From this, solving for \( r \) gives \( r = \pm \omega_0 i \), which leads us to the general complementary solution:
\[ y_c(t) = c_1 \cos(\omega_0 t) + c_2 \sin(\omega_0 t) \].
Here, \( c_1 \) and \( c_2 \) are constants determined by initial conditions. This solution represents the natural response of the system without external forces.

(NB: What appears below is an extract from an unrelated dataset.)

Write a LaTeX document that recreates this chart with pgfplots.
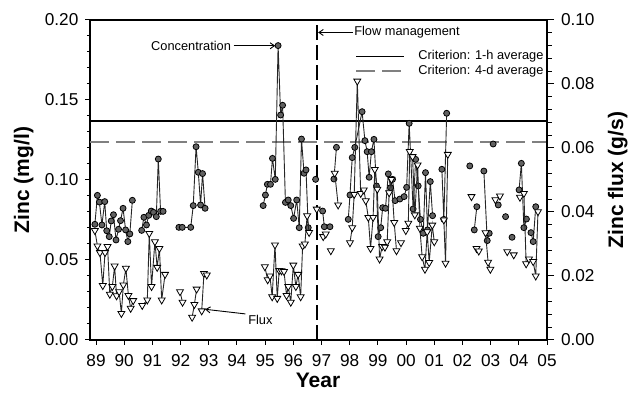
\documentclass[border=0pt]{standalone}
\usepackage{fontspec}
\setmainfont{Liberation Sans}
\usepackage{pgfplots}
\usepackage{pgfplotstable}
\pgfplotsset{compat=1.18}
\usetikzlibrary{arrows.meta}

\newcommand\annfont{\fontsize{6.4}{7.5}\selectfont}
\newcommand\tickfont{\fontsize{8.6}{10}\selectfont}
\newcommand\labfont{\fontsize{10.5}{12}\selectfont\bfseries}

\pgfplotstableread{
x y
88.96 0.0723
89.05 0.0904
89.12 0.0862
89.21 0.0719
89.31 0.0865
89.38 0.0683
89.47 0.0646
89.54 0.0744
89.62 0.0783
89.71 0.0625
89.80 0.0692
89.87 0.0746
89.96 0.0823
90.05 0.0688
90.13 0.0615
90.20 0.0663
90.29 0.0873
90.45 nan
90.62 0.0685
90.70 0.0767
90.79 0.0719
90.87 0.0779
90.96 0.0806
91.04 0.0798
91.14 0.0771
91.21 0.1131
91.29 0.0804
91.38 0.0804
91.60 nan
91.94 0.0704
92.06 0.0704
92.36 0.0704
92.45 0.0840
92.55 0.1208
92.63 0.1048
92.71 0.0844
92.78 0.1040
92.87 0.0823
93.50 nan
94.93 0.0840
95.01 0.0906
95.08 0.0973
95.19 0.0973
95.26 0.1135
95.36 0.1004
95.46 0.1840
95.55 0.1406
95.62 0.1467
95.72 0.0860
95.82 0.0875
95.91 0.0840
96.01 0.0760
96.12 0.0875
96.21 0.0702
96.29 0.1256
96.38 0.1042
96.45 0.1063
96.53 0.0702
96.60 nan
96.79 0.1004
96.90 nan
97.04 0.0806
97.10 0.0708
97.30 0.0708
97.37 nan
97.44 0.1006
97.53 0.1204
97.70 nan
97.95 0.0754
98.01 0.0906
98.09 0.1140
98.18 0.1204
98.44 0.1427
98.54 0.1246
98.62 0.1177
98.69 0.1017
98.77 0.1177
98.86 0.1254
98.95 0.0963
99.01 0.0646
99.10 0.0702
99.17 0.0827
99.27 0.0823
99.37 0.1038
99.45 0.0952
99.52 0.1004
99.61 0.0871
99.78 0.0881
99.93 0.0896
100.02 0.0954
100.11 0.1354
100.25 0.0819
100.34 0.1129
100.43 0.0963
100.51 0.0754
100.61 0.0667
100.69 0.1046
100.76 0.0688
100.86 0.0990
100.94 0.0777
101.10 nan
101.27 0.1067
101.34 0.0754
101.44 0.1417
101.80 nan
102.26 0.1088
102.35 nan
102.42 0.0688
102.51 0.0833
102.60 nan
102.76 0.1056
102.88 0.0621
102.95 0.0667
103.02 nan
103.09 0.1225
103.18 nan
103.27 0.0844
103.40 nan
103.53 0.0771
103.65 nan
103.76 0.0642
103.90 nan
104.01 0.0938
104.09 0.1104
104.18 0.0702
104.27 0.0756
104.35 nan
104.43 0.0671
104.51 0.0615
104.60 0.0833
}\conc

\pgfplotstableread{
x y
88.96 0.0342
89.05 0.0294
89.14 0.0273
89.24 0.0170
89.32 0.0273
89.41 0.0292
89.49 0.0143
89.58 0.0167
89.66 0.0231
89.73 0.0138
89.82 0.0151
89.90 0.0083
89.97 0.0172
90.06 0.0224
90.15 0.0139
90.23 0.0099
90.32 0.0123
90.45 nan
90.64 0.0108
90.82 0.0125
90.89 0.0333
90.97 0.0167
91.09 0.0307
91.17 0.0227
91.25 0.0286
91.33 0.0125
91.45 0.0205
91.70 nan
91.98 0.0151
92.07 0.0118
92.25 nan
92.41 0.0071
92.49 0.0111
92.57 0.0159
92.66 nan
92.75 0.0091
92.83 0.0208
92.93 0.0203
93.50 nan
94.99 0.0229
95.09 0.0188
95.17 0.0200
95.25 0.0135
95.35 0.0297
95.43 0.0130
95.50 0.0217
95.58 0.0216
95.67 0.0214
95.76 0.0139
95.82 0.0167
95.91 0.0118
96.00 0.0234
96.09 0.0167
96.17 0.0205
96.26 0.0135
96.33 0.0294
96.41 0.0300
96.49 0.0388
96.56 0.0336
96.70 nan
96.83 0.0409
96.95 nan
97.06 0.0323
97.15 0.0331
97.25 nan
97.33 0.0279
97.40 nan
97.47 0.0521
97.59 0.0422
97.80 nan
98.01 0.0304
98.09 0.0351
98.16 0.0455
98.27 0.0809
98.39 0.0458
98.50 0.0469
98.57 0.0435
98.66 0.0383
98.74 0.0286
98.83 0.0383
98.89 0.0533
98.98 0.0471
99.06 0.0253
99.15 0.0292
99.25 0.0290
99.33 0.0307
99.40 0.0460
99.48 0.0502
99.58 0.0367
99.66 0.0279
99.74 nan
99.82 0.0304
99.90 nan
99.99 0.0342
100.08 0.0365
100.13 0.0589
100.23 0.0573
100.31 0.0391
100.41 0.0547
100.49 0.0349
100.57 0.0260
100.67 0.0221
100.75 0.0338
100.82 0.0242
100.93 0.0359
101.00 0.0307
101.15 nan
101.34 0.0375
101.40 0.0240
101.48 0.0580
101.90 nan
102.32 0.0448
102.40 nan
102.50 0.0286
102.58 0.0278
102.70 nan
102.82 0.0335
102.91 0.0243
102.99 0.0221
103.08 nan
103.17 0.0438
103.33 0.0450
103.45 nan
103.59 0.0276
103.70 nan
103.82 0.0266
103.93 nan
104.04 0.0446
104.18 0.0458
104.26 0.0238
104.36 0.0253
104.44 nan
104.51 0.0245
104.60 0.0200
104.68 0.0401
}\flux

\begin{document}
\begin{tikzpicture}
\path[use as bounding box] (-45pt,-30pt) rectangle (270pt,170pt);
\begin{axis}[
  width=228.5pt, height=160pt, scale only axis,
  xmin=88.787, xmax=105, ymin=0, ymax=0.2,
  xtick={89,90,91,92,93,94,95,96,97,98,99,100,101,102,103,104,105},
  xticklabels={89,90,91,92,93,94,95,96,97,98,99,00,01,02,03,04,05},
  ytick={0,0.05,0.10,0.15,0.20},
  minor y tick num=4,
  xtick pos=bottom, ytick pos=left,
  tick align=outside,
  major tick length=2.3pt, minor tick length=1.5pt,
  tick style={black, line width=0.5pt},
  axis line style={line width=0.6pt},
  /pgf/number format/assume math mode=true,
  yticklabel style={/pgf/number format/.cd, fixed, fixed zerofill, precision=2},
  ticklabel style={font=\tickfont},
  xticklabel style={yshift=-1.5pt},
  xlabel={Year}, ylabel={Zinc (mg/l)},
  label style={font=\labfont},
  xlabel style={at={(axis description cs:0.499,-0.125)}, anchor=center},
  ylabel style={at={(axis description cs:-0.145,0.5)}, anchor=center},
  unbounded coords=jump,
  clip=false,
  legend style={draw=none, fill=none, at={(axis description cs:0.5799,0.911)}, anchor=north west,
    inner sep=0pt, row sep=0pt, font=\annfont,
    nodes={inner sep=0pt, text height=5.25pt, text depth=2.25pt}},
  legend cell align=left,
  legend image code/.code={\draw[#1] (0pt,0pt) -- (24pt,0pt); \path (30.5pt,0pt);},
]
\addplot[black, line width=0.85pt] coordinates {(88.787,0.137) (105,0.137)};
\addlegendentry{Criterion: 1-h average}
\addplot[black!50, line width=1pt, dash pattern=on 9.5pt off 3.5pt] coordinates {(88.787,0.124) (105,0.124)};
\addlegendentry{Criterion: 4-d average}
\addplot[black, line width=0.9pt, dash pattern=on 7.5pt off 2.5pt, forget plot] coordinates {(96.83,0) (96.83,0.2)};
\addplot[black!85, line width=0.45pt, mark=*, mark size=1.5pt,
  mark options={fill=black!62, draw=black, line width=0.4pt, solid}, forget plot] table[x=x,y=y] {\conc};
\node[anchor=east, font=\annfont, inner sep=0pt] at (axis cs:93.80,0.1839) {Concentration};
\draw[line width=0.45pt, -{Straight Barb[length=2.2pt,width=3pt]}] (axis cs:93.88,0.1839) -- (axis cs:95.36,0.1839);
\node[anchor=west, font=\annfont, inner sep=0pt] at (axis cs:98.15,0.1922) {Flow management};
\draw[line width=0.45pt, -{Straight Barb[length=2.2pt,width=3pt]}] (axis cs:98.10,0.1922) -- (axis cs:96.88,0.1922);
\node[anchor=west, font=\annfont, inner sep=0pt] at (axis cs:94.39,0.0125) {Flux};
\draw[line width=0.45pt, -{Straight Barb[length=2.2pt,width=3pt]}] (axis cs:94.30,0.0163) -- (axis cs:92.87,0.0192);
\end{axis}
\begin{axis}[
  width=228.5pt, height=160pt, scale only axis,
  xmin=88.787, xmax=105, ymin=0, ymax=0.1,
  axis x line=none, axis y line*=right,
  ytick={0,0.02,0.04,0.06,0.08,0.10},
  minor y tick num=4,
  ytick pos=right,
  tick align=outside,
  major tick length=3.5pt, minor tick length=2.3pt,
  tick style={black, line width=0.5pt},
  axis line style={line width=0.6pt},
  /pgf/number format/assume math mode=true,
  yticklabel style={/pgf/number format/.cd, fixed, fixed zerofill, precision=2},
  ticklabel style={font=\tickfont},
  ylabel={Zinc flux (g/s)},
  label style={font=\labfont},
  ylabel style={at={(axis description cs:1.155,0.5)}, anchor=center},
  unbounded coords=jump,
]
\addplot[black!85, line width=0.45pt, mark=triangle*, mark size=2pt,
  mark options={fill=white, draw=black, line width=0.4pt, rotate=180, solid}] table[x=x,y=y] {\flux};
\end{axis}
\end{tikzpicture}
\end{document}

Method of Undetermined Coefficients

The method of undetermined coefficients is a clever technique used to find particular solutions to non-homogeneous linear differential equations like
\( y'' + \omega_0^2 y = F \cos\omega t \). It involves guessing a form for the particular solution and then determining the unknown coefficients by substitution.
For instance, consider the case \( \omega = \omega_1 eq \omega_0 \). A suitable guess would be \( y_p(t) = A\cos(\omega_1 t) + B\sin(\omega_1 t) \). By plugging this assumed form back into the differential equation and equating coefficients of like terms on both sides, we discover that:

• \( A = \frac{F}{(\omega_0^2 - \omega_1^2)} \)
• \( B = 0 \)

So, the particular solution becomes \( y_p(t) = \frac{F}{(\omega_0^2 - \omega_1^2)} \cos(\omega_1 t) \).
This method works beautifully for equations with constant coefficients and specific forms like sinusoids or exponentials.

Particular Solution

Finding a particular solution can be a bit trickier when your forcing function matches part of the complementary solution. This happens in our second case \( \omega = \omega_0 \). Since the standard forms of the complementary solution \( \cos(\omega_0 t) \) and \( \sin(\omega_0 t) \) match the given forcing term \( F \cos(\omega_0 t) \), we must modify our approach.
To resolve this, we propose using a solution with an added factor of \( t \), specifically
\( y_p(t) = A t \cos(\omega_0 t) + B t \sin(\omega_0 t) \).
Differentiating and substituting this into the differential equation, we equate coefficients to find:

• \( A = 0 \)
• \( B = -\frac{F}{2 \, \omega_0} \)

Thus, the particular solution becomes
\( y_p(t) = -\frac{F}{2 \, \omega_0} t \sin(\omega_0 t) \).
This solution accounts for the resonant frequency, highlighting how systems respond differently when driven at their natural frequency.